Machine Learning’s “Jumbo Jet” Moment
Enterprise AI is in the same stage as commercial aviation was in the 1950s…expensive, slow, and reserved for a small subset of the population. We believe the new paradigm of low-ops / no-ops for production machine learning (ML) will be the equivalent of the jumbo jet for air travel. That is, low-ops will lower the barriers to operationalizing machine learning from a cost, effort, and head count perspective so that it is no longer just a few companies like Amazon, Netflix, Google and Microsoft taking advantage of ML to drive business outcomes, but rather all sorts of enterprises, whether start-up or a Fortune 500 stalwart with decades of technical debt.
However, we sometimes joke that production is where ML models go to die. What are the most common sources of friction that raise the cost of production ML?
- How do I even deploy a model into production? What works in a training environment often fails in production. The traditional MLOps approach involves bespoke containerization solutions requiring weeks or even months to convert a data scientist’s notebook into production-ready code.
- Once a model is live, how do I keep it performant? Accuracy is only one piece of what makes a model performant. For production, models also need to meet cost, latency, and throughput requirements of the business and other downstream systems.
- How do I optimize the performance of my live models? Model observability is important, but without the ability to quickly test, validate, and replace outdated models with new ones, then observability on its own provides little value.
- How do I make production ML agile and fast to respond to the real world while also compliant and secure? Specific compliance and security requirements may not be a blocker to early adoption but can be a blocker to scale.
What is Low-Ops for Production ML?
Just like low-code/no-code broadened the segment of individuals and companies that could build applications, low-ops/no-ops for production ML will:
- Empower data scientists (who are traditionally not involved in production) to deploy and monitor models in production by removing most of the infrastructure “plumbing” required to operationalize models.
- Enable ML engineers to manage several models concurrently instead of dedicating their entire focus to just a single model, or at most, a handful of models.
What exactly do we mean by low-ops for production ML?
- Automated and repeatable processes for deploying models into production and managing the surrounding infrastructure.

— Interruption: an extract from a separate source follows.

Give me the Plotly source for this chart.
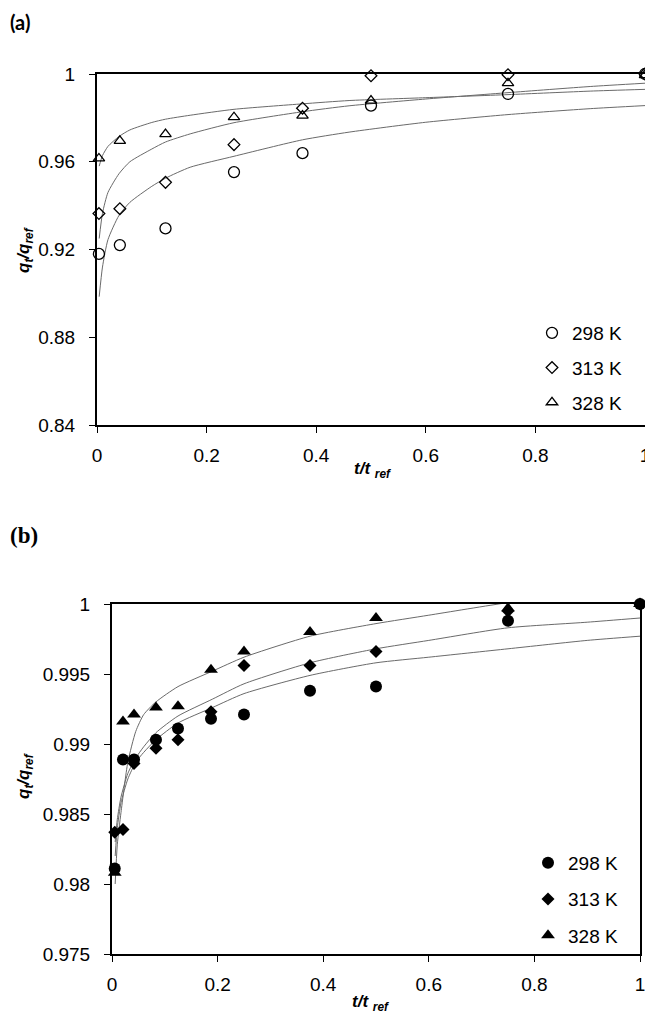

- Data scientists or ML engineers can go right from a notebook to a production environment without major engineering effort.
- Inferences run efficiently to keep cloud costs low or make ML even possible in compute-constrained environments like the edge.
- Model insights are automated to detect drift when it happens or throughput performance starts to slip.
- Observability, testing, and deployment are integrated tightly so data science teams can go beyond detecting drift in order to close the loop quickly and efficiently.
- Collaboration and agility is enabled while providing SysAdmins, compliance, or regulators full control and visibility into who has what kind of access to which model.
Making production ML faster and cheaper through low-ops means not just that enterprise data teams will do the same stuff but faster, it’ll open up all new use cases not feasible before.